Tour Il Barocco Acese

ARCHITETTURA BAROCCA ACESE
Il terremoto dell’undici gennaio 1693 fu tremendo per tutti i centri della Sicilia orientale. Ad Acireale vi furono 739 vittime e crollarono i due terzi degli edifici. La città subisce pesanti danneggiamenti, ma il ceto nobiliare e quello imprenditoriale promuovono la ricostruzione: da qui lo splendido barocco che arricchisce il centro storico, dovuto prevalentemente all’architetto Paolo Amico ed al geniale pennello di Pietro Paolo Vasta, il più importante pittore acese del ‘700. Lo sviluppo urbanistico della città proseguirà con l’opera di tre architetti, Mariano Panebianco, Mariano Falcini e Stefano Ittar, ai quali si devono gli edifici di maggiore pregio edificati nel corso dell’800.
Il protagonismo architettonico-decorativo, emerso dalla collaborazione di abili architetti, capimastri, mastri, intagliatori e scultori, è legato al connubio ben assortito del materiale lapideo (nera pietra dell’Etna e bianco calcare di Siracusa) dosato con estrema sapienza fino a determinare misurati esempi di raro equilibrio compositivo e a raggiungere la pregevolezza dei “merletti lapidei”. In genere tutte le sculture sono eseguite con molta finezza, controllata eleganza e soprattutto con un senso di leggerezza e di movimento.

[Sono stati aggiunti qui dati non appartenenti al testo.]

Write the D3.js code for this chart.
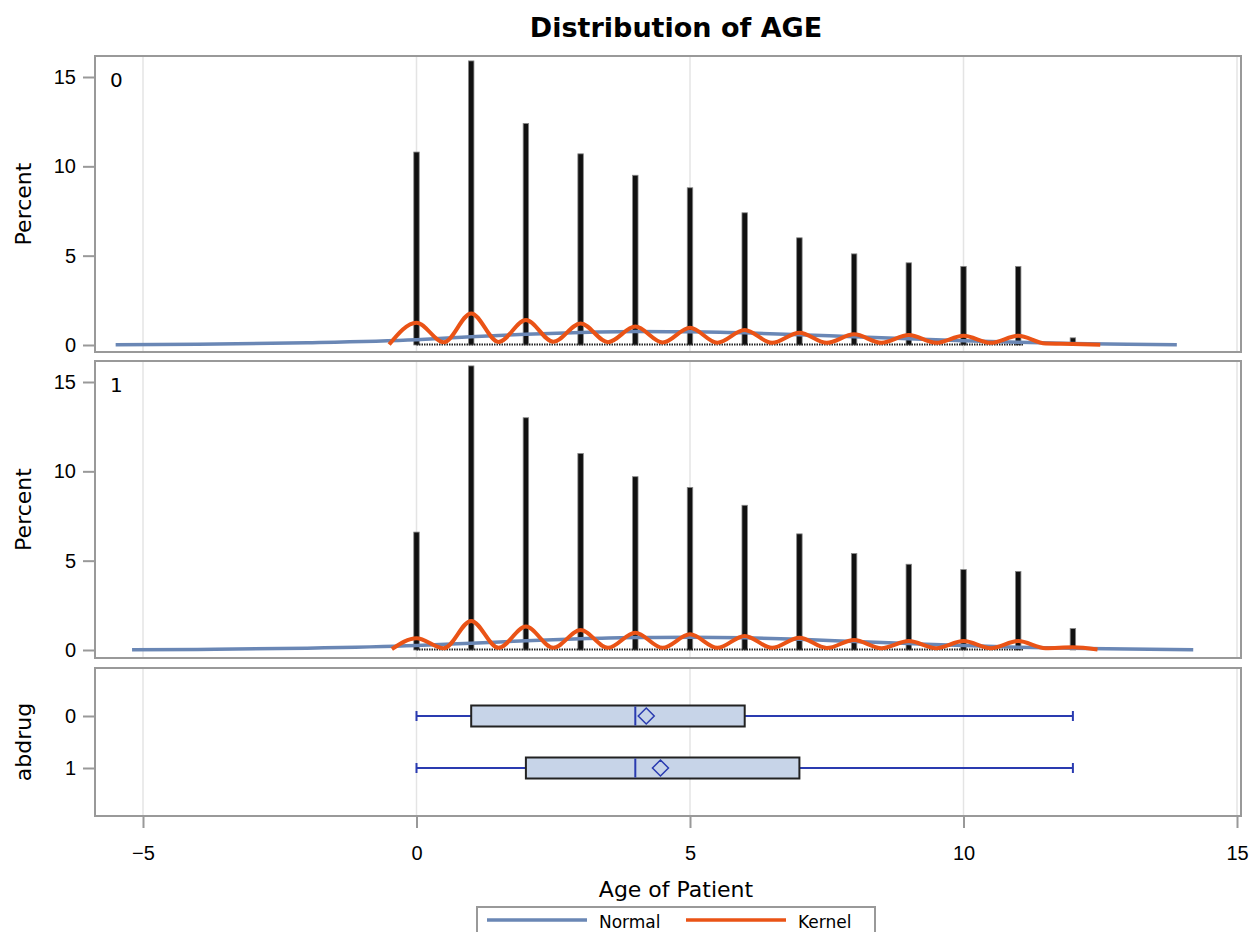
<!DOCTYPE html>
<html>
<head>
<meta charset="utf-8">
<script src="https://cdn.jsdelivr.net/npm/d3@7"></script>
<style>
  body { margin: 0; background: #fff; }
  svg { font-family: "DejaVu Sans", Verdana, sans-serif; }
</style>
</head>
<body>
<svg width="1257" height="932"></svg>
<script>
// ---- data ----
var ages = [0, 1, 2, 3, 4, 5, 6, 7, 8, 9, 10, 11, 12];
var pct0 = [10.8, 15.9, 12.4, 10.7, 9.5, 8.8, 7.4, 6.0, 5.1, 4.6, 4.4, 4.4, 0.4];
var pct1 = [6.6, 15.9, 13.0, 11.0, 9.7, 9.1, 8.1, 6.5, 5.4, 4.8, 4.5, 4.4, 1.2];

var normX0 = [-5.5, -4, -2, 0, 1, 2, 3, 4, 5, 6, 7, 8, 9, 10, 11, 12, 13, 13.9];
var norm0  = [0.01, 0.04, 0.13, 0.30, 0.46, 0.60, 0.70, 0.75, 0.74, 0.68, 0.58, 0.46, 0.35, 0.24, 0.15, 0.09, 0.04, 0.02];
var normX1 = [-5.2, -4, -2, 0, 1, 2, 3, 4, 5, 6, 7, 8, 9, 10, 11, 12, 13, 14.2];
var norm1  = [0.01, 0.03, 0.10, 0.25, 0.38, 0.52, 0.63, 0.70, 0.71, 0.68, 0.60, 0.48, 0.36, 0.25, 0.16, 0.10, 0.05, 0.01];

var kernX0 = [-0.5, 0, 0.5, 1, 1.5, 2, 2.5, 3, 3.5, 4, 4.5, 5, 5.5, 6, 6.5, 7, 7.5, 8, 8.5, 9, 9.5, 10, 10.5, 11, 11.5, 12, 12.5];
var kern0  = [0.03, 1.25, 0.15, 1.77, 0.17, 1.40, 0.18, 1.21, 0.16, 1.03, 0.14, 0.97, 0.13, 0.84, 0.12, 0.69, 0.12, 0.60, 0.12, 0.56, 0.12, 0.52, 0.12, 0.52, 0.08, 0.06, 0.02];
var kernX1 = [-0.45, 0, 0.5, 1, 1.5, 2, 2.5, 3, 3.5, 4, 4.5, 5, 5.5, 6, 6.5, 7, 7.5, 8, 8.5, 9, 9.5, 10, 10.5, 11, 11.5, 12, 12.45];
var kern1  = [0.05, 0.66, 0.10, 1.63, 0.12, 1.31, 0.12, 1.12, 0.12, 0.97, 0.12, 0.88, 0.12, 0.79, 0.12, 0.69, 0.11, 0.56, 0.10, 0.50, 0.10, 0.50, 0.10, 0.50, 0.10, 0.15, 0.03];

// box plot stats per abdrug group
var groups  = ["0", "1"];
var boxMin  = [0, 0];
var boxQ1   = [1, 2];
var boxMed  = [4, 4];
var boxMean = [4.2, 4.46];
var boxQ3   = [6, 7];
var boxMax  = [12, 12];

var xTicks = [-5, 0, 5, 10, 15];
var yTicks = [0, 5, 10, 15];

// ---- layout ----
var svg = d3.select("svg");
var frameL = 95, frameR = 1241;
var panels = [
  { top: 56,  bottom: 352, zero: 345, label: "0", pct: pct0, nx: normX0, ny: norm0, kx: kernX0, ky: kern0 },
  { top: 361, bottom: 658, zero: 650, label: "1", pct: pct1, nx: normX1, ny: norm1, kx: kernX1, ky: kern1 }
];
var boxTop = 668, boxBottom = 816;

var x = d3.scaleLinear().domain([-5, 15]).range([143, 1237]);

var normalColor = "#6a87b5",
    kernelColor = "#ea5316",
    frameColor = "#999",
    gridColor = "#e4e4e4";

// title
svg.append("text")
    .attr("x", 676).attr("y", 37)
    .attr("text-anchor", "middle")
    .style("font-weight", "bold")
    .style("font-size", "27px")
    .text("Distribution of AGE");

function drawGrid(g, top, bottom) {
  g.selectAll("line.grid")
    .data(xTicks)
    .enter().append("line")
      .attr("class", "grid")
      .attr("x1", function(d) { return x(d); })
      .attr("x2", function(d) { return x(d); })
      .attr("y1", top + 1).attr("y2", bottom - 1)
      .attr("stroke", gridColor)
      .attr("stroke-width", 1.5);
}

function drawFrame(g, top, bottom) {
  g.append("rect")
    .attr("x", frameL).attr("y", top)
    .attr("width", frameR - frameL).attr("height", bottom - top)
    .attr("fill", "none")
    .attr("stroke", frameColor)
    .attr("stroke-width", 2);
}

panels.forEach(function(p) {
  var g = svg.append("g");
  var y = d3.scaleLinear().domain([0, 15]).range([p.zero, p.zero - 268]);

  drawGrid(g, p.top, p.bottom);

  // histogram bars
  var barW = x(0.1) - x(0);
  g.selectAll("rect.bar")
    .data(ages)
    .enter().append("rect")
      .attr("class", "bar")
      .attr("x", function(d) { return x(d) - barW / 2; })
      .attr("y", function(d, i) { return y(p.pct[i]); })
      .attr("width", barW)
      .attr("height", function(d, i) { return y(0) - y(p.pct[i]); })
      .attr("fill", "#111")
      .attr("stroke", "#888")
      .attr("stroke-width", 0.8);

  // empty bins along the baseline
  g.append("line")
    .attr("x1", x(ages[0])).attr("x2", x(ages[ages.length - 2]) + barW)
    .attr("y1", y(0) - 0.5).attr("y2", y(0) - 0.5)
    .attr("stroke", "#222")
    .attr("stroke-width", 2)
    .attr("stroke-dasharray", "1.5,1");

  var normLine = d3.line()
      .x(function(d, i) { return x(p.nx[i]); })
      .y(function(d) { return y(d); })
      .curve(d3.curveMonotoneX);
  g.append("path")
    .attr("d", normLine(p.ny))
    .attr("fill", "none")
    .attr("stroke", normalColor)
    .attr("stroke-width", 3.5);

  var kernLine = d3.line()
      .x(function(d, i) { return x(p.kx[i]); })
      .y(function(d) { return y(d); })
      .curve(d3.curveMonotoneX);
  g.append("path")
    .attr("d", kernLine(p.ky))
    .attr("fill", "none")
    .attr("stroke", kernelColor)
    .attr("stroke-width", 4);

  drawFrame(g, p.top, p.bottom);

  // y axis
  var ax = g.append("g")
      .attr("transform", "translate(" + (frameL - 1) + ",0)")
      .call(d3.axisLeft(y).tickValues(yTicks).tickSize(11).tickPadding(7));
  ax.select(".domain").remove();
  ax.selectAll("line").attr("stroke", frameColor).attr("stroke-width", 2);
  ax.selectAll("text").style("font-size", "20px").attr("fill", "#000").attr("font-family", null);

  svg.append("text")
    .attr("transform", "translate(31," + ((p.top + p.bottom) / 2) + ") rotate(-90)")
    .attr("text-anchor", "middle")
    .style("font-size", "22px")
    .text("Percent");

  g.append("text")
    .attr("x", 110).attr("y", p.top + 31)
    .style("font-size", "20px")
    .text(p.label);
});

// ---- box plot panel ----
var gb = svg.append("g");
var yb = d3.scalePoint().domain(groups).range([716, 768]);
var boxH = 21;
var whiskColor = "#2a3bb0";

drawGrid(gb, boxTop, boxBottom);

var bx = gb.selectAll("g.box")
  .data(groups)
  .enter().append("g")
    .attr("class", "box")
    .attr("transform", function(d) { return "translate(0," + yb(d) + ")"; });

bx.append("line")
    .attr("x1", function(d, i) { return x(boxMin[i]); })
    .attr("x2", function(d, i) { return x(boxMax[i]); })
    .attr("stroke", whiskColor).attr("stroke-width", 2);
bx.append("line")
    .attr("x1", function(d, i) { return x(boxMin[i]); })
    .attr("x2", function(d, i) { return x(boxMin[i]); })
    .attr("y1", -5).attr("y2", 5)
    .attr("stroke", whiskColor).attr("stroke-width", 2);
bx.append("line")
    .attr("x1", function(d, i) { return x(boxMax[i]); })
    .attr("x2", function(d, i) { return x(boxMax[i]); })
    .attr("y1", -5).attr("y2", 5)
    .attr("stroke", whiskColor).attr("stroke-width", 2);
bx.append("rect")
    .attr("x", function(d, i) { return x(boxQ1[i]); })
    .attr("y", -boxH / 2)
    .attr("width", function(d, i) { return x(boxQ3[i]) - x(boxQ1[i]); })
    .attr("height", boxH)
    .attr("fill", "#c7d4e8")
    .attr("stroke", "#222")
    .attr("stroke-width", 2);
bx.append("line")
    .attr("x1", function(d, i) { return x(boxMed[i]); })
    .attr("x2", function(d, i) { return x(boxMed[i]); })
    .attr("y1", -boxH / 2 + 1).attr("y2", boxH / 2 - 1)
    .attr("stroke", whiskColor).attr("stroke-width", 2);
bx.append("path")
    .attr("d", function(d, i) {
      var cx = x(boxMean[i]), r = 8;
      return "M" + cx + "," + (-r) + "L" + (cx + r) + ",0L" + cx + "," + r + "L" + (cx - r) + ",0Z";
    })
    .attr("fill", "none")
    .attr("stroke", whiskColor)
    .attr("stroke-width", 1.5);

drawFrame(gb, boxTop, boxBottom);

var axb = gb.append("g")
    .attr("transform", "translate(" + (frameL - 1) + ",0)")
    .call(d3.axisLeft(yb).tickSize(11).tickPadding(7));
axb.select(".domain").remove();
axb.selectAll("line").attr("stroke", frameColor).attr("stroke-width", 2);
axb.selectAll("text").style("font-size", "20px").attr("fill", "#000").attr("font-family", null);

svg.append("text")
  .attr("transform", "translate(31," + ((boxTop + boxBottom) / 2) + ") rotate(-90)")
  .attr("text-anchor", "middle")
  .style("font-size", "22px")
  .text("abdrug");

// x axis
var axx = svg.append("g")
    .attr("transform", "translate(0," + (boxBottom + 1) + ")")
    .call(d3.axisBottom(x).tickValues(xTicks).tickSize(11).tickPadding(18));
axx.select(".domain").remove();
axx.selectAll("line").attr("stroke", frameColor).attr("stroke-width", 2);
axx.selectAll("text").style("font-size", "20px").attr("fill", "#000").attr("font-family", null);

svg.append("text")
  .attr("x", 676).attr("y", 897)
  .attr("text-anchor", "middle")
  .style("font-size", "22px")
  .text("Age of Patient");

// legend
var lg = svg.append("g");
lg.append("rect")
  .attr("x", 477).attr("y", 907)
  .attr("width", 398).attr("height", 40)
  .attr("fill", "none")
  .attr("stroke", frameColor)
  .attr("stroke-width", 2);
var legendItems = [
  { name: "Normal", color: normalColor, x: 487 },
  { name: "Kernel", color: kernelColor, x: 686 }
];
legendItems.forEach(function(d) {
  lg.append("line")
    .attr("x1", d.x).attr("x2", d.x + 100)
    .attr("y1", 920).attr("y2", 920)
    .attr("stroke", d.color)
    .attr("stroke-width", 3.5);
  lg.append("text")
    .attr("x", d.x + 112).attr("y", 928)
    .style("font-size", "17px")
    .text(d.name);
});
</script>
</body>
</html>
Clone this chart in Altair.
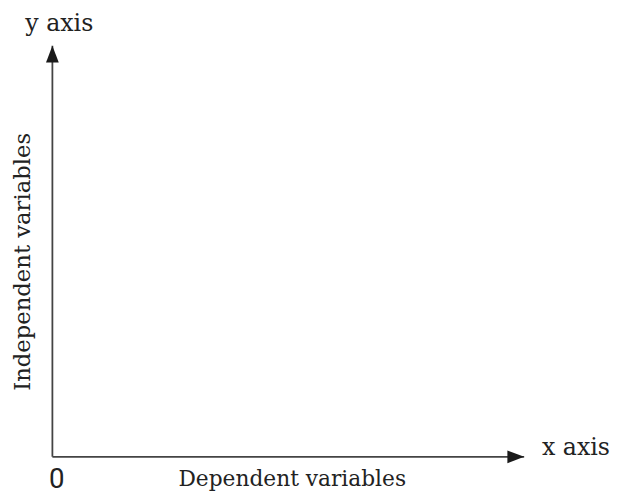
import altair as alt
import pandas as pd

# axis segments (origin to arrow tip), in diagram units
axis_x0 = [0, 0]
axis_y0 = [0, 0]
axis_x1 = [10, 0]
axis_y1 = [0, 10]

# arrowhead tips
tip_x = [10, 0]
tip_y = [0, 10]
tip_angle = [90, 0]

# labels
y_label = ["y axis"]
y_label_pos = [0.146, 10.36]
x_label = ["x axis"]
x_label_pos = [10.377, 0.036]
x_title = ["Dependent variables"]
x_title_pos = [5.084, -0.708]
origin_text = ["0"]
origin_pos = [0.094, -0.756]
y_title = ["Independent variables"]
y_title_pos = [-0.628, 4.742]

XD = [-0.941, 11.862]
YD = [-0.828, 10.84]
xs = alt.Scale(domain=XD, nice=False, zero=False)
ys = alt.Scale(domain=YD, nice=False, zero=False)

axes_df = pd.DataFrame({"x": axis_x0, "y": axis_y0, "x2": axis_x1, "y2": axis_y1})
tips_df = pd.DataFrame({"x": tip_x, "y": tip_y, "a": tip_angle})

X = lambda: alt.X("x:Q", scale=xs, axis=None)
Y = lambda: alt.Y("y:Q", scale=ys, axis=None)

lines = alt.Chart(axes_df).mark_rule(color="#444444", strokeWidth=1.8).encode(
    x=X(), y=Y(), x2="x2:Q", y2="y2:Q")

tips = alt.Chart(tips_df).mark_point(shape="M0,0 L-0.38,1 L0.38,1 Z", filled=True,
                                     color="#1a1a1a", size=1156, opacity=1,
                                     strokeWidth=0).encode(
    x=X(), y=Y(), angle=alt.Angle("a:Q", scale=None))


def text_layer(txt, pos, align, baseline, size, font, angle=0):
    df = pd.DataFrame({"t": txt, "x": [pos[0]], "y": [pos[1]]})
    return alt.Chart(df).mark_text(align=align, baseline=baseline, fontSize=size, font=font,
                                   color="#222222", angle=angle).encode(
        x=X(), y=Y(), text="t:N")


t1 = text_layer(y_label, y_label_pos, "center", "alphabetic", 24, "DejaVu Serif")
t2 = text_layer(x_label, x_label_pos, "left", "alphabetic", 24, "DejaVu Serif")
t3 = text_layer(x_title, x_title_pos, "center", "alphabetic", 22, "DejaVu Serif")
t0 = text_layer(origin_text, origin_pos, "center", "alphabetic", 28, "Roboto")
ty = text_layer(y_title, y_title_pos, "center", "middle", 23, "DejaVu Serif", angle=270)

chart = alt.layer(lines, tips, t1, t2, t3, t0, ty).properties(
    width=612, height=486, padding=0,
    autosize=alt.AutoSizeParams(type="none")
).configure_view(stroke=None)

chart.save("out.html", embed_options={"renderer": "svg", "actions": False})
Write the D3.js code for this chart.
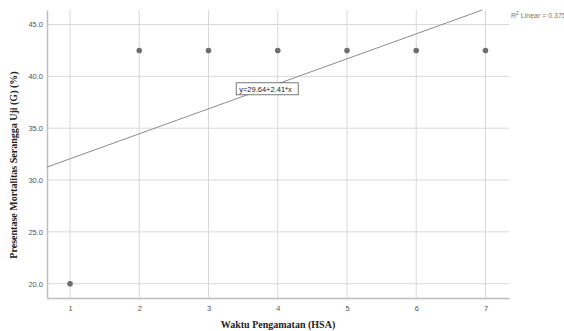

Questi protagonisti si adoperavano per dare alla città un nuovo volto quanto più omogeneo possibile. Nascono cosi edifici – a parte quelli espressi dal potere religioso nelle tre chiese principali – che, pur non presentando forme grandiose, risultano appariscenti, per la loro massa strutturale, limitati in altezza a giustificazione quasi di scelte di ordine antisismico e nello stesso tempo sobri e originali per la ricchezza degli elementi decorativo-architettonici caratterizzati da estroso rigore simmetrico. A differenza di Noto, dove gli edifici ubbidiscono ad un piano premeditato, ad Acireale si nota una certa spontaneità e una maggiore vivacità. Soffermarsi sulle architetture o sulle decorazioni acesi significa scontrarsi continuamente con le innumerevoli maschere affioranti dalle facciate di chiese e palazzi: livellamento di sacro e profano; con i mensoloni figurati “cagnoli”, antropomorfi, zoomorfi e fitomorfi; o ancora con i mascheroni dei portali che conservano un significato apotropaico. Nel contesto architettonico agli enormi portali ad arco a tutto sesto dei palazzi della borghesia terriera, dai lunotti protetti da suggestive roste, si affiancano quelli delle chiese, sempre retti dagli opulenti architravi con al centro in rilievo la testa di un angelo, sormontati da corpose ma eleganti volute. Anacronistiche bifore emergono con soverchio sussiego, quasi a mantenere vivo il passato, dai campanili del Duomo e di S. Pietro, reminescenze dell’architettura arabo-normanna; a moduli rinascimentali rimanda la loggetta murata del Palazzo di Piazza Grassi esempi che testimoniano la persistente predilezione di forme desuete. Il secolo incalza verso la fine e via via al modulo barocco rococò subentra quello neoclassico; il nuovo gusto che da li a poco avrà una vivifica stagione. La facciata di S. Giuseppe (1798) rappresenta la fusione dei due stili.